When something disruptive happens—an accident, a disturbing encounter, anything threatening—I am helped by recognizing the spiritual fact of man’s unity with God.
Recently, one of those disrupting things happened to me. I was working out in the yard, when I fell and ended up flat on my back. Prayer was my immediate response. I reasoned that because of my spiritual oneness with God, I was forever in God’s presence. If I was forever “there” in God’s presence, I could never be “there” in the presence of an accident. Knowing this, I was protected from injury.
But then came a more powerful message: “There was never a bad ‘there’ for you to be in.” What that meant to me was that because of God’s loving government of His creation, there was never a possibility of such an untoward event. So I hadn’t just been protected from something disturbing; I was never really in a disturbing “there,” because there couldn’t have been such a thing in divine reality. I was able to get up without help and continue working with no aftereffects from the fall.
This might seem to be a rather surprising outcome. But I was confident of the truth of the message I’d heard because of what I’d learned about God and His creation in Christian Science. The first chapter of Genesis in the Bible explains that all God made is very good, and that each of His children is made in His image and likeness—finished, complete, spiritual, perfect. So the only place we truly can be is in God’s allness, surrounded by His goodness.
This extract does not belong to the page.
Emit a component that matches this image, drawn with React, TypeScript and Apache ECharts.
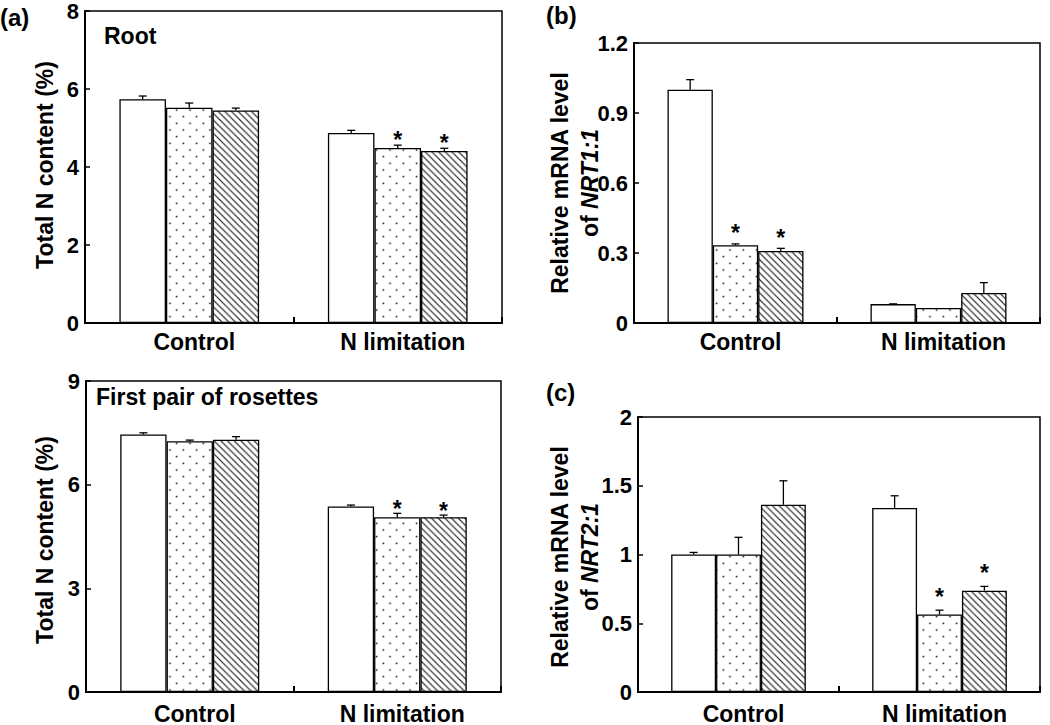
import React, { useEffect, useRef } from 'react';
import * as echarts from 'echarts';

const FONT = '"Liberation Sans", Arial, Helvetica, sans-serif';

const categories = ['Control', 'N limitation'];
const treatments = ['Open', 'Dotted', 'Hatched'];

// (a) Root — total N content (%)
const rootMeans = [[5.74, 4.87], [5.52, 4.49], [5.45, 4.41]];
const rootErrors = [[0.08, 0.07], [0.12, 0.07], [0.06, 0.07]];
const rootSig = [[0, 0], [0, 1], [0, 1]];
const rootAxis = [0, 8, 2];

// (a) First pair of rosettes — total N content (%)
const rosetteMeans = [[7.45, 5.37], [7.26, 5.06], [7.3, 5.06]];
const rosetteErrors = [[0.05, 0.04], [0.03, 0.11], [0.09, 0.06]];
const rosetteSig = [[0, 0], [0, 1], [0, 1]];
const rosetteAxis = [0, 9, 3];

// (b) Relative mRNA level of NRT1:1
const nrt1Means = [[1.0, 0.081], [0.333, 0.064], [0.309, 0.129]];
const nrt1Errors = [[0.043, 0.001], [0.006, 0], [0.011, 0.044]];
const nrt1Sig = [[0, 0], [1, 0], [1, 0]];
const nrt1Axis = [0, 1.2, 0.3];

// (c) Relative mRNA level of NRT2:1
const nrt2Means = [[1.0, 1.339], [1.0, 0.564], [1.362, 0.737]];
const nrt2Errors = [[0.015, 0.088], [0.125, 0.031], [0.174, 0.031]];
const nrt2Sig = [[0, 0], [0, 1], [0, 1]];
const nrt2Axis = [0, 2, 0.5];

const GAP = 0.33;

function dotPattern() {
  const c = document.createElement('canvas');
  c.width = 40;
  c.height = 40;
  const ctx = c.getContext('2d')!;
  ctx.fillStyle = '#fff';
  ctx.fillRect(0, 0, 40, 40);
  ctx.fillStyle = '#000';
  [[10, 10], [30, 30]].forEach(([x, y]) => {
    ctx.beginPath();
    ctx.arc(x, y, 2.8, 0, Math.PI * 2);
    ctx.fill();
  });
  return { image: c, repeat: 'repeat', imageWidth: 40 / 3, imageHeight: 40 / 3 };
}

function hatchPattern() {
  const s = 20;
  const c = document.createElement('canvas');
  c.width = s;
  c.height = s;
  const ctx = c.getContext('2d')!;
  ctx.fillStyle = '#fff';
  ctx.fillRect(0, 0, s, s);
  ctx.strokeStyle = '#000';
  ctx.lineWidth = 3;
  for (let k = -1; k <= 1; k++) {
    ctx.beginPath();
    ctx.moveTo(k * s - 2, -2);
    ctx.lineTo(k * s + s + 2, s + 2);
    ctx.stroke();
  }
  return { image: c, repeat: 'repeat', imageWidth: s / 3, imageHeight: s / 3 };
}

export default function App() {
  const ref = useRef<HTMLDivElement>(null);

  useEffect(() => {
    if (!ref.current) return;
    const chart = echarts.init(ref.current, null, { renderer: 'svg' });
    const fills: any[] = ['#ffffff', dotPattern(), hatchPattern()];

    const panels = [
      { grid: { left: 85, top: 8, width: 417, height: 315 }, means: rootMeans, errors: rootErrors, sig: rootSig, axis: rootAxis, star: 5, lm: 7 },
      { grid: { left: 86, top: 381, width: 415, height: 316 }, means: rosetteMeans, errors: rosetteErrors, sig: rosetteSig, axis: rosetteAxis, star: 4, lm: 10 },
      { grid: { left: 634, top: 43, width: 406, height: 280 }, means: nrt1Means, errors: nrt1Errors, sig: nrt1Sig, axis: nrt1Axis, star: 10.5, lm: 7 },
      { grid: { left: 638, top: 417, width: 402, height: 281 }, means: nrt2Means, errors: nrt2Errors, sig: nrt2Sig, axis: nrt2Axis, star: 13, lm: 10 },
    ];

    const grids: any[] = [];
    const xAxes: any[] = [];
    const yAxes: any[] = [];
    const series: any[] = [];

    panels.forEach((p, gi) => {
      grids.push({
        ...p.grid,
        show: true,
        borderColor: '#000',
        borderWidth: 1.5,
        backgroundColor: 'transparent',
        containLabel: false,
      });
      xAxes.push({
        type: 'category',
        gridIndex: gi,
        data: categories,
        boundaryGap: true,
        axisLine: { show: true, lineStyle: { color: '#000', width: 2 } },
        axisTick: { show: true, inside: true, length: 6, lineStyle: { color: '#000', width: 2 } },
        axisLabel: {
          color: '#000',
          fontSize: 23,
          fontWeight: 'bold',
          fontFamily: FONT,
          margin: p.lm,
          padding: [0, 0, 0, 10],
        },
        splitLine: { show: false },
      });
      yAxes.push({
        type: 'value',
        gridIndex: gi,
        min: p.axis[0],
        max: p.axis[1],
        interval: p.axis[2],
        axisLine: { show: true, lineStyle: { color: '#000', width: 2 } },
        axisTick: { show: true, inside: true, length: 5, lineStyle: { color: '#000', width: 1.5 } },
        axisLabel: {
          color: '#000',
          fontSize: 22,
          fontWeight: 'bold',
          fontFamily: FONT,
          margin: 6,
        },
        splitLine: { show: false },
      });
      treatments.forEach((name, s) => {
        series.push({
          type: 'bar',
          name,
          xAxisIndex: gi,
          yAxisIndex: gi,
          data: p.means[s],
          barGap: '0%',
          barCategoryGap: GAP * 100 + '%',
          itemStyle: { color: fills[s], borderColor: '#000', borderWidth: 1.3 },
          emphasis: { disabled: true },
          silent: true,
        });
      });
      const data: number[][] = [];
      p.means.forEach((arr, s) =>
        arr.forEach((m, c) => data.push([c, s, m, p.errors[s][c], p.sig[s][c]]))
      );
      const starOff = p.star;
      series.push({
        type: 'custom',
        xAxisIndex: gi,
        yAxisIndex: gi,
        z: 5,
        silent: true,
        encode: { x: 0, y: 2 },
        data,
        renderItem: (params: any, api: any) => {
          const c = api.value(0);
          const s = api.value(1);
          const m = api.value(2);
          const e = api.value(3);
          const g = api.value(4);
          const band = api.size([1, 0])[0];
          const bw = (band * (1 - GAP)) / 3;
          const base = api.coord([c, m]);
          const top = api.coord([c, m + e]);
          const cx = base[0] + (s - 1) * bw;
          const children: any[] = [];
          if (e > 0) {
            children.push({
              type: 'line',
              shape: { x1: cx, y1: base[1], x2: cx, y2: top[1] },
              style: { stroke: '#000', lineWidth: 1.3 },
            });
            children.push({
              type: 'line',
              shape: { x1: cx - 4, y1: top[1], x2: cx + 4, y2: top[1] },
              style: { stroke: '#000', lineWidth: 1.3 },
            });
          }
          if (g) {
            children.push({
              type: 'text',
              x: cx,
              y: top[1] - starOff,
              style: {
                text: '*',
                font: `bold 23px ${FONT}`,
                fill: '#000',
                align: 'center',
                verticalAlign: 'middle',
                textAlign: 'center',
                textVerticalAlign: 'middle',
              },
            });
          }
          return { type: 'group', children };
        },
      });
    });

    const txt = (text: string, x: number, y: number, size: number, extra: any = {}) => ({
      type: 'text',
      x,
      y,
      silent: true,
      rotation: extra.rotation || 0,
      style: {
        text,
        font: `bold ${size}px ${FONT}`,
        fill: '#000',
        align: extra.center ? 'center' : 'left',
        textAlign: extra.center ? 'center' : 'left',
        verticalAlign: 'middle',
        textVerticalAlign: 'middle',
        ...(extra.style || {}),
      },
    });

    const richTitle = (gene: string) => ({
      text: `{n|Relative mRNA level}\n{n|of }{i|${gene}}`,
      rich: {
        n: { font: `bold 23px ${FONT}`, fill: '#000', lineHeight: 30 },
        i: { font: `italic bold 23px ${FONT}`, fill: '#000', lineHeight: 30 },
      },
    });

    const graphic: any[] = [
      txt('(a)', 0, 17, 24),
      txt('(b)', 546, 15, 24),
      txt('(c)', 546, 392, 24),
      txt('Root', 104, 36, 23),
      txt('First pair of rosettes', 96, 397, 23),
      txt('Total N content (%)', 45, 165, 23, { center: true, rotation: Math.PI / 2 }),
      txt('Total N content (%)', 45, 540, 23, { center: true, rotation: Math.PI / 2 }),
      txt('', 575, 183, 23, { center: true, rotation: Math.PI / 2, style: richTitle('NRT1:1') }),
      txt('', 575, 557, 23, { center: true, rotation: Math.PI / 2, style: richTitle('NRT2:1') }),
    ];

    chart.setOption({
      animation: false,
      backgroundColor: '#fff',
      textStyle: { fontFamily: FONT },
      grid: grids,
      xAxis: xAxes,
      yAxis: yAxes,
      series,
      graphic,
    });
    return () => chart.dispose();
  }, []);

  return (
    <div
      ref={ref}
      style={{ position: 'absolute', left: 0, top: 0, width: 1050, height: 725, background: '#fff' }}
    />
  );
}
Christ Jesus’ healing work showed that this divine reality is made practical in human experience. When he encountered something that wasn’t consistent with God’s goodness, such as disease, deformity, or death, he wasn’t disturbed. Instead, he was so confident of the reality of God’s presence and care, where there is never anything that needs to be destroyed, that he gave thanks. And healing followed.
God’s infinite goodness leaves no room for evil, no room for anything that can be or needs to be destroyed. That wonderful message that there is never a “there” of hurt or harm to require healing or protection has changed my prayers. I’m very grateful.